Panasonic was in charge of developing a new battery management IC (BMIC) test chip, measurement algorithm, and software, and Ritsumeikan University was in charge of evaluating the performance using actual batteries. It would contribute to the realization of a sustainable society by helping facilitate reuse and recycling of lithium-ion batteries.

The chip has a built-in electrochemical impedance measurement function using the AC current excitation method for lithium-ion stacked battery modules that are installed in operating devices.

The electrochemical impedance measurement is achieved by 15 fully parallel analog / digital converters and an AC current excitation circuit with pulse modulation from 0.1 Hz to 5 kHz and a complex voltage / complex current conversion circuit built in the BMIC. This allows the BMIC chip to measure the electrochemical impedance of a battery in operation without significantly changing the configuration of the current battery management software (BMS) installed in the battery.
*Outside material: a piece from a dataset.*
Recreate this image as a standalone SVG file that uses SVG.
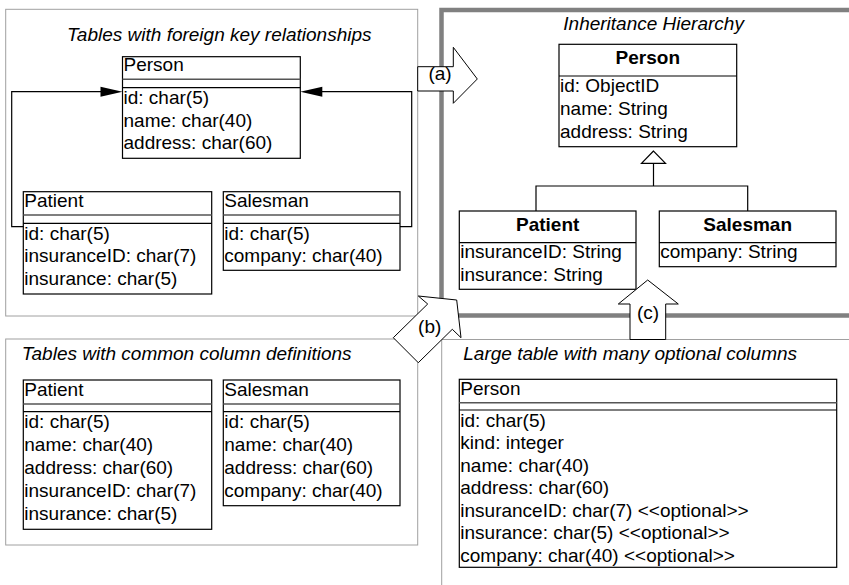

The team has developed a temperature correction technology that measures the temperature of the lithium-ion battery during the electrochemical impedance measurement. It then corrects the temperature change of the impedance to the standard temperature and draws it on the Cole-Cole diagram. This makes it possible to accumulate Cole-Cole diagrams normalized to the standard temperature in the database even when the environmental temperature varies depending on the season and time.